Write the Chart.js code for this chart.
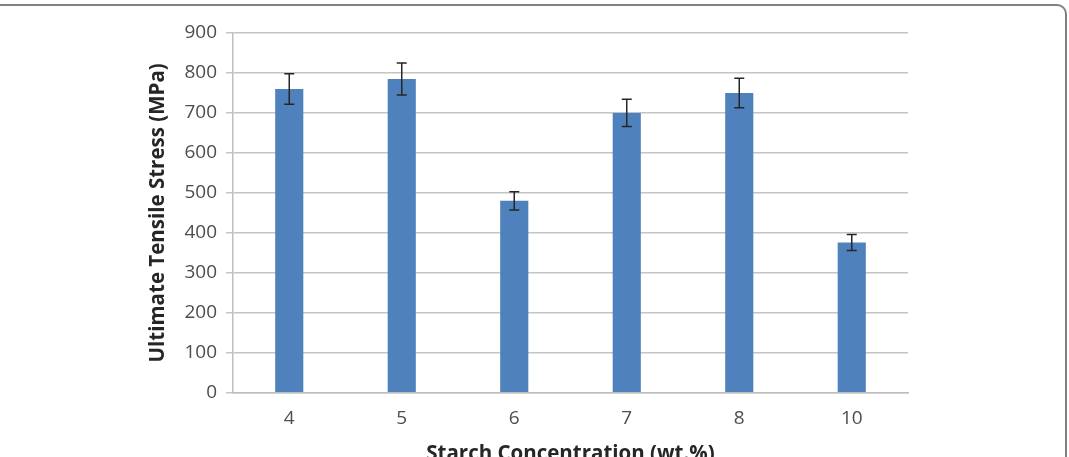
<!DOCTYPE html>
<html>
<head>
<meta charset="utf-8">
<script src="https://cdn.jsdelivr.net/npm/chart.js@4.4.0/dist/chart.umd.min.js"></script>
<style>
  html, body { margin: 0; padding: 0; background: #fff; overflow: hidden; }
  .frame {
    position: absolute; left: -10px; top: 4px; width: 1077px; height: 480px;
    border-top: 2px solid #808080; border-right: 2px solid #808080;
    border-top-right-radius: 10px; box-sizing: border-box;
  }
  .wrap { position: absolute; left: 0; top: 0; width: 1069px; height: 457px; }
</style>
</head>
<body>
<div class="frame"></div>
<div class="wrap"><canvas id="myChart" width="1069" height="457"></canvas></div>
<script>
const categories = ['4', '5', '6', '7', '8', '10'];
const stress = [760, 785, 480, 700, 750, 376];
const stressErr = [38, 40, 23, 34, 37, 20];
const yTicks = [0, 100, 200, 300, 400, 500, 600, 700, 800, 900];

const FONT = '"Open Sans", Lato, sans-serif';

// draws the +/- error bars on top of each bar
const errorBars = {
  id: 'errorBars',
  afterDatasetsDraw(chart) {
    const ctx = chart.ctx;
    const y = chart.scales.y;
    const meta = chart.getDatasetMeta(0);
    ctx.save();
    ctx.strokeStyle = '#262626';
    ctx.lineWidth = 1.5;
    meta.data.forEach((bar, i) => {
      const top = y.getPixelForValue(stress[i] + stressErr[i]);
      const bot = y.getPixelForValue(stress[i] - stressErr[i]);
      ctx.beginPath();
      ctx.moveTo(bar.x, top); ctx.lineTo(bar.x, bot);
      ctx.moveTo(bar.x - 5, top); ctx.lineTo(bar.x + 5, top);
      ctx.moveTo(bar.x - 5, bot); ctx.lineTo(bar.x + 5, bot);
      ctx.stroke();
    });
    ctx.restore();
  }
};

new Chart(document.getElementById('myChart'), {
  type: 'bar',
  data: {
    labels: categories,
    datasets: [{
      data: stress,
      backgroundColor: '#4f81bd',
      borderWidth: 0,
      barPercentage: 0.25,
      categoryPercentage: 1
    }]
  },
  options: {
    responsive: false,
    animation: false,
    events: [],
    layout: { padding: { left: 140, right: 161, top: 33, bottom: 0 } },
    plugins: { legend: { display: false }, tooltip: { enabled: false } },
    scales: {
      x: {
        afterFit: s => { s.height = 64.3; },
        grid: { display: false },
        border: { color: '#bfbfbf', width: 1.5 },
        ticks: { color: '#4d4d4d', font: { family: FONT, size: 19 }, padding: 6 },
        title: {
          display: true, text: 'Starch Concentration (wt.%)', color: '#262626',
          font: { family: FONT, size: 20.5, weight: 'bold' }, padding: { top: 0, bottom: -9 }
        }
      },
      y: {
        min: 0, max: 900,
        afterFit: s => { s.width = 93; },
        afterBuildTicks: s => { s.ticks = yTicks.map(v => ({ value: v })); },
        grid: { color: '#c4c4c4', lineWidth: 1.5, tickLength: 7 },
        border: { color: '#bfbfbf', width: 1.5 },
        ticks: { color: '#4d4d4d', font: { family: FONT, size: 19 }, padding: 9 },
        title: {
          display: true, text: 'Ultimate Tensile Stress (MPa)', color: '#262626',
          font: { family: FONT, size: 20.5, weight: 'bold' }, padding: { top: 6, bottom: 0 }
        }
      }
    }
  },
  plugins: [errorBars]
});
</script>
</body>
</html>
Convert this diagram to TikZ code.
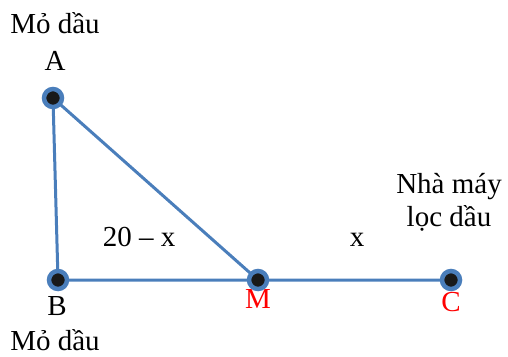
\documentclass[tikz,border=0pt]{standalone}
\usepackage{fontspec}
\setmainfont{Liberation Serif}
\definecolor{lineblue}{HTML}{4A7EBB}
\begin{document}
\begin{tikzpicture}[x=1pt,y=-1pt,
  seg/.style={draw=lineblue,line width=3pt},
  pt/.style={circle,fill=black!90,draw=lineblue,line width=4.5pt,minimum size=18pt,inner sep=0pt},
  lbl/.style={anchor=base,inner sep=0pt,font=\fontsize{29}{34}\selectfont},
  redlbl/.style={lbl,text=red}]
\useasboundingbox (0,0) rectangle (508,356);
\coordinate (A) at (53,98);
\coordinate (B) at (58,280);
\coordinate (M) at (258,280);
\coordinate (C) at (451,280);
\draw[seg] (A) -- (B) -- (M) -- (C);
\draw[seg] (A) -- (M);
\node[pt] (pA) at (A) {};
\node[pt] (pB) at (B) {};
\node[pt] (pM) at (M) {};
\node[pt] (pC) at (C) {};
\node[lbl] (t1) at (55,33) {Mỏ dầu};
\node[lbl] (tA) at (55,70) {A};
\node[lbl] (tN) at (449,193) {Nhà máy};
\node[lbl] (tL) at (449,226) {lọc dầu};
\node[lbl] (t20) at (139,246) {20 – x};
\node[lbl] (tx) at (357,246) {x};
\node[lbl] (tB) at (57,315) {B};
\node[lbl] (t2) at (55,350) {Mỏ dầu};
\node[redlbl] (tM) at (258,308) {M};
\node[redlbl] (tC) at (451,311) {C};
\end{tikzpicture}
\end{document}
+++
• [Work to do] Working from the lines above, reproduce the material exactly and exclude its pictures.

• [Task result]
Write the Chart.js code for this chart.
<!DOCTYPE html>
<html>
<head>
<meta charset="utf-8">
<script src="https://cdn.jsdelivr.net/npm/chart.js@4.4.0/dist/chart.umd.min.js"></script>
<style>
  html, body { margin: 0; padding: 0; background: #fff; overflow: hidden; }
  .frame {
    position: absolute; left: -10px; top: 4px; width: 1077px; height: 480px;
    border-top: 2px solid #808080; border-right: 2px solid #808080;
    border-top-right-radius: 10px; box-sizing: border-box;
  }
  .wrap { position: absolute; left: 0; top: 0; width: 1069px; height: 457px; }
</style>
</head>
<body>
<div class="frame"></div>
<div class="wrap"><canvas id="myChart" width="1069" height="457"></canvas></div>
<script>
const categories = ['4', '5', '6', '7', '8', '10'];
const stress = [760, 785, 480, 700, 750, 376];
const stressErr = [38, 40, 23, 34, 37, 20];
const yTicks = [0, 100, 200, 300, 400, 500, 600, 700, 800, 900];

const FONT = '"Open Sans", Lato, sans-serif';

// draws the +/- error bars on top of each bar
const errorBars = {
  id: 'errorBars',
  afterDatasetsDraw(chart) {
    const ctx = chart.ctx;
    const y = chart.scales.y;
    const meta = chart.getDatasetMeta(0);
    ctx.save();
    ctx.strokeStyle = '#262626';
    ctx.lineWidth = 1.5;
    meta.data.forEach((bar, i) => {
      const top = y.getPixelForValue(stress[i] + stressErr[i]);
      const bot = y.getPixelForValue(stress[i] - stressErr[i]);
      ctx.beginPath();
      ctx.moveTo(bar.x, top); ctx.lineTo(bar.x, bot);
      ctx.moveTo(bar.x - 5, top); ctx.lineTo(bar.x + 5, top);
      ctx.moveTo(bar.x - 5, bot); ctx.lineTo(bar.x + 5, bot);
      ctx.stroke();
    });
    ctx.restore();
  }
};

new Chart(document.getElementById('myChart'), {
  type: 'bar',
  data: {
    labels: categories,
    datasets: [{
      data: stress,
      backgroundColor: '#4f81bd',
      borderWidth: 0,
      barPercentage: 0.25,
      categoryPercentage: 1
    }]
  },
  options: {
    responsive: false,
    animation: false,
    events: [],
    layout: { padding: { left: 140, right: 161, top: 33, bottom: 0 } },
    plugins: { legend: { display: false }, tooltip: { enabled: false } },
    scales: {
      x: {
        afterFit: s => { s.height = 64.3; },
        grid: { display: false },
        border: { color: '#bfbfbf', width: 1.5 },
        ticks: { color: '#4d4d4d', font: { family: FONT, size: 19 }, padding: 6 },
        title: {
          display: true, text: 'Starch Concentration (wt.%)', color: '#262626',
          font: { family: FONT, size: 20.5, weight: 'bold' }, padding: { top: 0, bottom: -9 }
        }
      },
      y: {
        min: 0, max: 900,
        afterFit: s => { s.width = 93; },
        afterBuildTicks: s => { s.ticks = yTicks.map(v => ({ value: v })); },
        grid: { color: '#c4c4c4', lineWidth: 1.5, tickLength: 7 },
        border: { color: '#bfbfbf', width: 1.5 },
        ticks: { color: '#4d4d4d', font: { family: FONT, size: 19 }, padding: 9 },
        title: {
          display: true, text: 'Ultimate Tensile Stress (MPa)', color: '#262626',
          font: { family: FONT, size: 20.5, weight: 'bold' }, padding: { top: 6, bottom: 0 }
        }
      }
    }
  },
  plugins: [errorBars]
});
</script>
</body>
</html>
Convert this diagram to TikZ code.
\documentclass[tikz,border=0pt]{standalone}
\usepackage{fontspec}
\setmainfont{Liberation Serif}
\definecolor{lineblue}{HTML}{4A7EBB}
\begin{document}
\begin{tikzpicture}[x=1pt,y=-1pt,
  seg/.style={draw=lineblue,line width=3pt},
  pt/.style={circle,fill=black!90,draw=lineblue,line width=4.5pt,minimum size=18pt,inner sep=0pt},
  lbl/.style={anchor=base,inner sep=0pt,font=\fontsize{29}{34}\selectfont},
  redlbl/.style={lbl,text=red}]
\useasboundingbox (0,0) rectangle (508,356);
\coordinate (A) at (53,98);
\coordinate (B) at (58,280);
\coordinate (M) at (258,280);
\coordinate (C) at (451,280);
\draw[seg] (A) -- (B) -- (M) -- (C);
\draw[seg] (A) -- (M);
\node[pt] (pA) at (A) {};
\node[pt] (pB) at (B) {};
\node[pt] (pM) at (M) {};
\node[pt] (pC) at (C) {};
\node[lbl] (t1) at (55,33) {Mỏ dầu};
\node[lbl] (tA) at (55,70) {A};
\node[lbl] (tN) at (449,193) {Nhà máy};
\node[lbl] (tL) at (449,226) {lọc dầu};
\node[lbl] (t20) at (139,246) {20 – x};
\node[lbl] (tx) at (357,246) {x};
\node[lbl] (tB) at (57,315) {B};
\node[lbl] (t2) at (55,350) {Mỏ dầu};
\node[redlbl] (tM) at (258,308) {M};
\node[redlbl] (tC) at (451,311) {C};
\end{tikzpicture}
\end{document}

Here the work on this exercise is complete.